Keine Außenwahrnehmung

Einen „Sturm der Entrüstung“ über die Entscheidung will er nicht wahrgenommen haben. „Denn diejenigen, die genesen sind, sind sehr häufig auch bereits geimpft.“ Die Betroffenen der Genesenenstatus-Änderung charakterisiert Lauterbach stattdessen als kleine, skurrile Minderheit: „Nun lassen Sie uns gemeinsam mal darüber nachdenken, wie klein diese Gruppe ist“ – eine Gruppe, mit der er „jeden Tag Probleme“ habe. „Das sind zum Teil Leute, die sagen: Covid gibt es gar nicht.“ So charakterisiert Karl Lauterbach die Menschen, die aufgrund einer Genesung auf eine Impfung verzichten: als wirre Verschwörungstheoretiker. An die Journalistin gewandt schließt er die Beantwortung mit diesen entlarvenden Worten: Sie solle sich in Erinnerung rufen, wie klein diese Gruppe sei, belehrt er die Journalistin – deren Rechte würden doch eigentlich „gar keine Rolle“ spielen.

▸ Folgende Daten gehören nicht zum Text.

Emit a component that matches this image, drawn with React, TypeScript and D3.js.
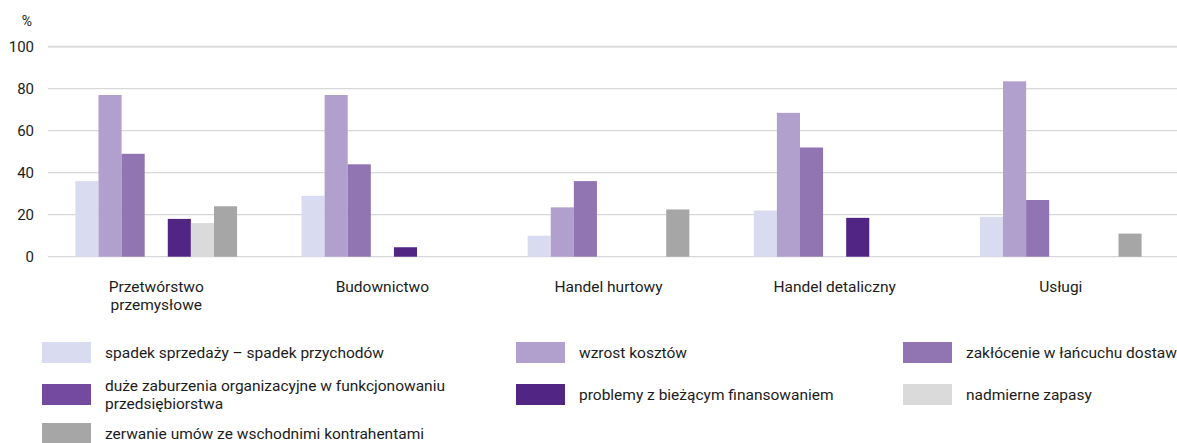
import React from "react";
import * as d3 from "d3";

const categories = [
  "Przetwórstwo\nprzemysłowe",
  "Budownictwo",
  "Handel hurtowy",
  "Handel detaliczny",
  "Usługi",
];

const seriesNames = [
  "spadek sprzedaży – spadek przychodów",
  "wzrost kosztów",
  "zakłócenie w łańcuchu dostaw",
  "duże zaburzenia organizacyjne w funkcjonowaniu\nprzedsiębiorstwa",
  "problemy z bieżącym finansowaniem",
  "nadmierne zapasy",
  "zerwanie umów ze wschodnimi kontrahentami",
];

const seriesColors = [
  "#d9dcf0",
  "#b19fcd",
  "#9175b3",
  "#7449a0",
  "#512584",
  "#dadada",
  "#a6a6a6",
];

// values per series, in category order
const spadekSprzedazy = [36, 29, 10, 22, 19];
const wzrostKosztow = [77, 77, 23.5, 68.5, 83.5];
const zaklocenieDostaw = [49, 44, 36, 52, 27];
const zaburzeniaOrganizacyjne = [0, 0, 0, 0, 0];
const problemyFinansowanie = [18, 4.5, 0, 18.5, 0];
const nadmierneZapasy = [16, 0, 0, 0, 0];
const zerwanieUmow = [24, 0, 22.5, 0, 11];

const seriesValues = [
  spadekSprzedazy,
  wzrostKosztow,
  zaklocenieDostaw,
  zaburzeniaOrganizacyjne,
  problemyFinansowanie,
  nadmierneZapasy,
  zerwanieUmow,
];

const yTicks = [0, 20, 40, 60, 80, 100];

const W = 1177;
const H = 443;
const FONT = "Roboto, 'Noto Sans', sans-serif";
const TEXT = "#1c1c1c";

export default function App() {
  const x0 = d3
    .scaleBand<string>()
    .domain(categories)
    .range([46, 1171])
    .paddingInner(0.285)
    .paddingOuter(0.13);
  const x1 = d3
    .scaleBand<number>()
    .domain(d3.range(seriesNames.length))
    .range([0, x0.bandwidth()])
    .padding(0);
  const y = d3.scaleLinear().domain([0, 100]).range([256.7, 46.7]);

  const legendCols = [42, 516, 903];
  const legendRows = [342, 384, 423];
  const lh = 18;

  return (
    <div style={{ position: "fixed", left: 0, top: 0 }}>
      <svg width={W} height={H} style={{ display: "block", background: "#fff" }} fontFamily={FONT}>
        {/* gridlines */}
        {yTicks.map((t) => (
          <line
            key={"g" + t}
            x1={48}
            x2={W}
            y1={y(t)}
            y2={y(t)}
            stroke={t === 100 ? "#dcdcdc" : "#cfcfd3"}
            strokeWidth={t === 100 ? 2 : 1}
          />
        ))}
        {/* y tick labels */}
        {yTicks.map((t) => (
          <text
            key={"t" + t}
            x={34}
            y={y(t)}
            dy="0.36em"
            textAnchor="end"
            fontSize={15}
            fill={TEXT}
          >
            {t}
          </text>
        ))}
        <text x={27} y={21} dy="0.36em" textAnchor="middle" fontSize={14} fill={TEXT}>
          %
        </text>

        {/* bars */}
        {categories.map((c, ci) => (
          <g key={c} transform={`translate(${x0(c)},0)`}>
            {seriesValues.map((vals, si) =>
              vals[ci] > 0 ? (
                <rect
                  key={si}
                  x={x1(si)}
                  y={y(vals[ci])}
                  width={x1.bandwidth()}
                  height={y(0) - y(vals[ci])}
                  fill={seriesColors[si]}
                />
              ) : null
            )}
          </g>
        ))}

        {/* category labels */}
        {categories.map((c) => {
          const cx = (x0(c) as number) + x0.bandwidth() / 2;
          return (
            <text key={"c" + c} x={cx} y={292} textAnchor="middle" fontSize={15.5} fill={TEXT}>
              {c.split("\n").map((line, i) => (
                <tspan key={i} x={cx} dy={i === 0 ? 0 : lh}>
                  {line}
                </tspan>
              ))}
            </text>
          );
        })}

        {/* legend */}
        {seriesNames.map((name, si) => {
          const col = si % 3;
          const row = Math.floor(si / 3);
          const sx = legendCols[col];
          const sy = legendRows[row];
          const lines = name.split("\n");
          const cy = sy + 10.5;
          const startY = cy - ((lines.length - 1) * lh) / 2;
          return (
            <g key={"l" + si}>
              <rect x={sx} y={sy} width={49} height={21} fill={seriesColors[si]} />
              <text x={sx + 63} y={startY} fontSize={15.5} fill={TEXT}>
                {lines.map((line, i) => (
                  <tspan key={i} x={sx + 63} dy={i === 0 ? "0.36em" : lh}>
                    {line}
                  </tspan>
                ))}
              </text>
            </g>
          );
        })}
      </svg>
    </div>
  );
}
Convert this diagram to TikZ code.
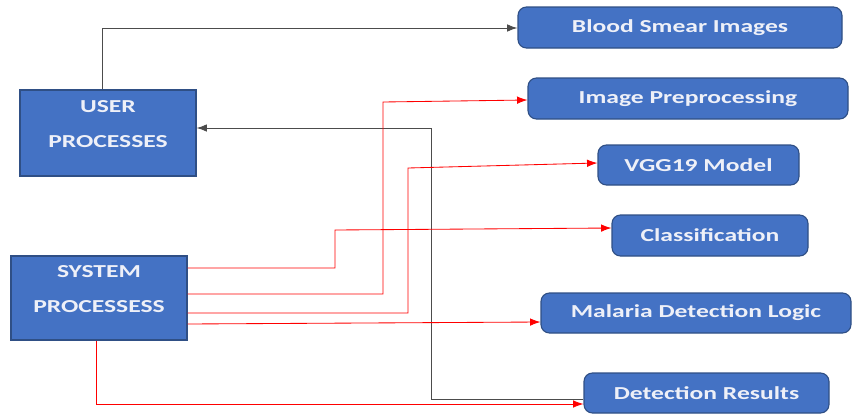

Mit anderen Worten: Rund ein Drittel der Bevölkerung ist nicht geimpft, und es werden wegen des Verfallsdatums älterer Impfungen täglich mehr oder, weil ihnen ihr Status wie im Fall der Johnson&Johnson-Impfung oder bei Genesenen einfach aberkannt wird. Es ist ein seltsames Staatsverständnis – während sonst jede Minderheit gepäppelt wird, spielt ein großer Teil der kritischen Bevölkerung „keine Rolle“.

Lauterbachs Ausführungen, wie es denn zum „Kommunikationsproblem“ rund um den Genesenenstatus kam, wirken unglaubwürdig genug: Redet wirklich niemand mit dem Minister über elementare Grundrechtsfragen? Andererseits: Wieso sollte jemand? Offenbar scheinen Lauterbach die Grundrechte von Genesenen ohnehin egal zu sein – sind sie für den SPD-Politiker ja ohnehin nur eine „kleine Gruppe“, deren Rechte „keine Rolle“ spielen.

Mit jedem Tag scheint Karl Lauterbach erneut beweisen zu wollen, wie ungeeignet er für das Amt des Bundesgesundheitsministers ist.